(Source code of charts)

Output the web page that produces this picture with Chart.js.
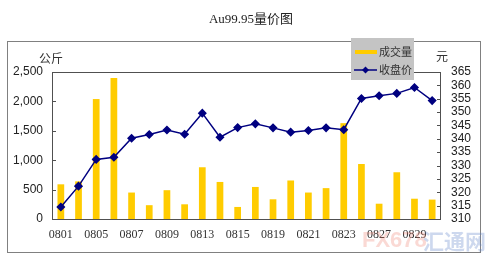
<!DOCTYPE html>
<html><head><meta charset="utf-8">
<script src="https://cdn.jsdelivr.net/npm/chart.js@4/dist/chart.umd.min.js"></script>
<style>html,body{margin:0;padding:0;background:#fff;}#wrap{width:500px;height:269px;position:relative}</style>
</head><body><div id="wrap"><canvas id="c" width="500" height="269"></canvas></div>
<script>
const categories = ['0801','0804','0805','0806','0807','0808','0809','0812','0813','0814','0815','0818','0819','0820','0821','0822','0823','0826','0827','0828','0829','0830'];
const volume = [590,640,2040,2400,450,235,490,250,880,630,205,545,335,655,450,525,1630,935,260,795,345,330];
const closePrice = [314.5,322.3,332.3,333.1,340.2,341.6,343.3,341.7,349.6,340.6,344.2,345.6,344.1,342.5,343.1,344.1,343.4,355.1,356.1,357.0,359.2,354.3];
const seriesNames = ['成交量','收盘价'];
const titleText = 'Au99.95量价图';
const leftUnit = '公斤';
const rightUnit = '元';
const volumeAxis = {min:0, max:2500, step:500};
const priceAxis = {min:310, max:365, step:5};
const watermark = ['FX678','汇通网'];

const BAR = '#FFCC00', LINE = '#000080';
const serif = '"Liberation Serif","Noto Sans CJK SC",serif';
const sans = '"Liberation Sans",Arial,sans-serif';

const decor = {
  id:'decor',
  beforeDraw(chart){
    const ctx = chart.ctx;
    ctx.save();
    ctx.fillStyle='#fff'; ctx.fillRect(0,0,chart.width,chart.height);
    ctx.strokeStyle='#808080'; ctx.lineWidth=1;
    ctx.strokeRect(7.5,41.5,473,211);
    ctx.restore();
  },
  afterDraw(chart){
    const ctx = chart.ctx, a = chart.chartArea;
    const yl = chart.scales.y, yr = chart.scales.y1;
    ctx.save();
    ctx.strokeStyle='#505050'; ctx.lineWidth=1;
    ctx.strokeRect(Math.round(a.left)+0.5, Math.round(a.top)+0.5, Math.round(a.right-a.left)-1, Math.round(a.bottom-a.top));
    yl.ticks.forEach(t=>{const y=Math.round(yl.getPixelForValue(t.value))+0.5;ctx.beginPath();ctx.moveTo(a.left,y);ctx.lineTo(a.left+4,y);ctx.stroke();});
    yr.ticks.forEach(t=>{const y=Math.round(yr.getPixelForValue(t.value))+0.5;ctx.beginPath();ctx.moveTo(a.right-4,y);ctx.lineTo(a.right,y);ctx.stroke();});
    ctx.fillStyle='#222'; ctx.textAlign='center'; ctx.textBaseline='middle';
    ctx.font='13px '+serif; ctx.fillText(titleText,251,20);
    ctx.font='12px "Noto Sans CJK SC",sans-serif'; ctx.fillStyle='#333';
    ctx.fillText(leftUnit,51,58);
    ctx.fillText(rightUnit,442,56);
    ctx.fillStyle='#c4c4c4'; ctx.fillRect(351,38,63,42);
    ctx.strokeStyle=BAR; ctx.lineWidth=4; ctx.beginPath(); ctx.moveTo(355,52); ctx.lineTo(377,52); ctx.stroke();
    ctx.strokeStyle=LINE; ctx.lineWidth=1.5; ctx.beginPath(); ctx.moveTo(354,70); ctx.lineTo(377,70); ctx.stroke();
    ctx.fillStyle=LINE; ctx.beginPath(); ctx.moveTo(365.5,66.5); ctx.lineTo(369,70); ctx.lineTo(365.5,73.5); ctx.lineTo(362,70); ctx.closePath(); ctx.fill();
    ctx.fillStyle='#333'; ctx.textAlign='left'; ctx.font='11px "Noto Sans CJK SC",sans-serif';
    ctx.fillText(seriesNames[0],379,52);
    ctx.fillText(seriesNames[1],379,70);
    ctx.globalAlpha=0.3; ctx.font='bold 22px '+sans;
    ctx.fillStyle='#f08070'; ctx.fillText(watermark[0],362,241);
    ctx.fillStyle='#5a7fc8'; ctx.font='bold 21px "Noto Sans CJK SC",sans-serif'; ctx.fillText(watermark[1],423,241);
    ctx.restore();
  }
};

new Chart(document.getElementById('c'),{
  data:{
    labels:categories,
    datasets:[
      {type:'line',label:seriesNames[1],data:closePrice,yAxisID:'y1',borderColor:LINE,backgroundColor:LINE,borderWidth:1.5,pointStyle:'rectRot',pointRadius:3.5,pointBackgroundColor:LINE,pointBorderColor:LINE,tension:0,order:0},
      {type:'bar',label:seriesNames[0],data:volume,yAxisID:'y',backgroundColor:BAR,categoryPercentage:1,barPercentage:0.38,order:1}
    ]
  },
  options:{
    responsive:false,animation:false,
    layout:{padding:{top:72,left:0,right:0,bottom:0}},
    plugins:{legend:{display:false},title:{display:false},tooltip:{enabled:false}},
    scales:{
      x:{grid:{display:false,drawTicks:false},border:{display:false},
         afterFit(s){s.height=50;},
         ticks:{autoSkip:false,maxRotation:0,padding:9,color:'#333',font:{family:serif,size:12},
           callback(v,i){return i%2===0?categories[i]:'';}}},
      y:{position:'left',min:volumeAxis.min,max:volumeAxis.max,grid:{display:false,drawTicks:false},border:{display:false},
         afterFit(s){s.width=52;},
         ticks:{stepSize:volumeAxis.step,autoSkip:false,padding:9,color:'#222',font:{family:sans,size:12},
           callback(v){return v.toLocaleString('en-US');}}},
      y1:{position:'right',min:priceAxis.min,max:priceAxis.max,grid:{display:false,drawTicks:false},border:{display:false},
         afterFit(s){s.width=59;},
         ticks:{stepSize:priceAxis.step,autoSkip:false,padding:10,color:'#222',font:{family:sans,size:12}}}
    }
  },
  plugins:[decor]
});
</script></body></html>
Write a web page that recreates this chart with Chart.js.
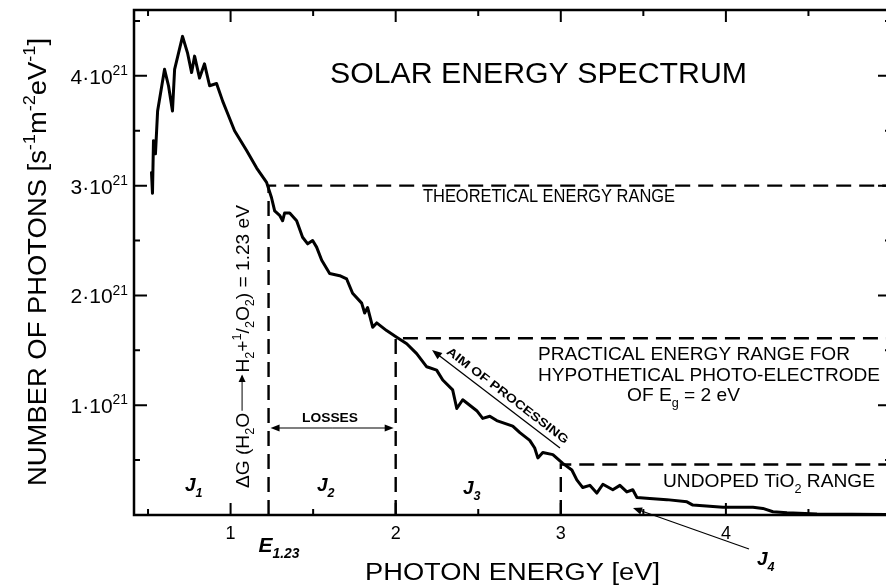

- [Directions]:
Print all the records again exactly; do not include any picture.

- [Complete response]:
Output the web page that produces this picture with Chart.js.
<!DOCTYPE html>
<html><head><meta charset="utf-8">
<script src="https://cdn.jsdelivr.net/npm/chart.js@4/dist/chart.umd.min.js"></script>
<style>html,body{margin:0;padding:0;background:#fff;}#wrap{width:500px;height:269px;position:relative}</style>
</head><body><div id="wrap"><canvas id="c" width="500" height="269"></canvas></div>
<script>
const categories = ['0801','0804','0805','0806','0807','0808','0809','0812','0813','0814','0815','0818','0819','0820','0821','0822','0823','0826','0827','0828','0829','0830'];
const volume = [590,640,2040,2400,450,235,490,250,880,630,205,545,335,655,450,525,1630,935,260,795,345,330];
const closePrice = [314.5,322.3,332.3,333.1,340.2,341.6,343.3,341.7,349.6,340.6,344.2,345.6,344.1,342.5,343.1,344.1,343.4,355.1,356.1,357.0,359.2,354.3];
const seriesNames = ['成交量','收盘价'];
const titleText = 'Au99.95量价图';
const leftUnit = '公斤';
const rightUnit = '元';
const volumeAxis = {min:0, max:2500, step:500};
const priceAxis = {min:310, max:365, step:5};
const watermark = ['FX678','汇通网'];

const BAR = '#FFCC00', LINE = '#000080';
const serif = '"Liberation Serif","Noto Sans CJK SC",serif';
const sans = '"Liberation Sans",Arial,sans-serif';

const decor = {
  id:'decor',
  beforeDraw(chart){
    const ctx = chart.ctx;
    ctx.save();
    ctx.fillStyle='#fff'; ctx.fillRect(0,0,chart.width,chart.height);
    ctx.strokeStyle='#808080'; ctx.lineWidth=1;
    ctx.strokeRect(7.5,41.5,473,211);
    ctx.restore();
  },
  afterDraw(chart){
    const ctx = chart.ctx, a = chart.chartArea;
    const yl = chart.scales.y, yr = chart.scales.y1;
    ctx.save();
    ctx.strokeStyle='#505050'; ctx.lineWidth=1;
    ctx.strokeRect(Math.round(a.left)+0.5, Math.round(a.top)+0.5, Math.round(a.right-a.left)-1, Math.round(a.bottom-a.top));
    yl.ticks.forEach(t=>{const y=Math.round(yl.getPixelForValue(t.value))+0.5;ctx.beginPath();ctx.moveTo(a.left,y);ctx.lineTo(a.left+4,y);ctx.stroke();});
    yr.ticks.forEach(t=>{const y=Math.round(yr.getPixelForValue(t.value))+0.5;ctx.beginPath();ctx.moveTo(a.right-4,y);ctx.lineTo(a.right,y);ctx.stroke();});
    ctx.fillStyle='#222'; ctx.textAlign='center'; ctx.textBaseline='middle';
    ctx.font='13px '+serif; ctx.fillText(titleText,251,20);
    ctx.font='12px "Noto Sans CJK SC",sans-serif'; ctx.fillStyle='#333';
    ctx.fillText(leftUnit,51,58);
    ctx.fillText(rightUnit,442,56);
    ctx.fillStyle='#c4c4c4'; ctx.fillRect(351,38,63,42);
    ctx.strokeStyle=BAR; ctx.lineWidth=4; ctx.beginPath(); ctx.moveTo(355,52); ctx.lineTo(377,52); ctx.stroke();
    ctx.strokeStyle=LINE; ctx.lineWidth=1.5; ctx.beginPath(); ctx.moveTo(354,70); ctx.lineTo(377,70); ctx.stroke();
    ctx.fillStyle=LINE; ctx.beginPath(); ctx.moveTo(365.5,66.5); ctx.lineTo(369,70); ctx.lineTo(365.5,73.5); ctx.lineTo(362,70); ctx.closePath(); ctx.fill();
    ctx.fillStyle='#333'; ctx.textAlign='left'; ctx.font='11px "Noto Sans CJK SC",sans-serif';
    ctx.fillText(seriesNames[0],379,52);
    ctx.fillText(seriesNames[1],379,70);
    ctx.globalAlpha=0.3; ctx.font='bold 22px '+sans;
    ctx.fillStyle='#f08070'; ctx.fillText(watermark[0],362,241);
    ctx.fillStyle='#5a7fc8'; ctx.font='bold 21px "Noto Sans CJK SC",sans-serif'; ctx.fillText(watermark[1],423,241);
    ctx.restore();
  }
};

new Chart(document.getElementById('c'),{
  data:{
    labels:categories,
    datasets:[
      {type:'line',label:seriesNames[1],data:closePrice,yAxisID:'y1',borderColor:LINE,backgroundColor:LINE,borderWidth:1.5,pointStyle:'rectRot',pointRadius:3.5,pointBackgroundColor:LINE,pointBorderColor:LINE,tension:0,order:0},
      {type:'bar',label:seriesNames[0],data:volume,yAxisID:'y',backgroundColor:BAR,categoryPercentage:1,barPercentage:0.38,order:1}
    ]
  },
  options:{
    responsive:false,animation:false,
    layout:{padding:{top:72,left:0,right:0,bottom:0}},
    plugins:{legend:{display:false},title:{display:false},tooltip:{enabled:false}},
    scales:{
      x:{grid:{display:false,drawTicks:false},border:{display:false},
         afterFit(s){s.height=50;},
         ticks:{autoSkip:false,maxRotation:0,padding:9,color:'#333',font:{family:serif,size:12},
           callback(v,i){return i%2===0?categories[i]:'';}}},
      y:{position:'left',min:volumeAxis.min,max:volumeAxis.max,grid:{display:false,drawTicks:false},border:{display:false},
         afterFit(s){s.width=52;},
         ticks:{stepSize:volumeAxis.step,autoSkip:false,padding:9,color:'#222',font:{family:sans,size:12},
           callback(v){return v.toLocaleString('en-US');}}},
      y1:{position:'right',min:priceAxis.min,max:priceAxis.max,grid:{display:false,drawTicks:false},border:{display:false},
         afterFit(s){s.width=59;},
         ticks:{stepSize:priceAxis.step,autoSkip:false,padding:10,color:'#222',font:{family:sans,size:12}}}
    }
  },
  plugins:[decor]
});
</script></body></html>
Write a web page that recreates this chart with Chart.js.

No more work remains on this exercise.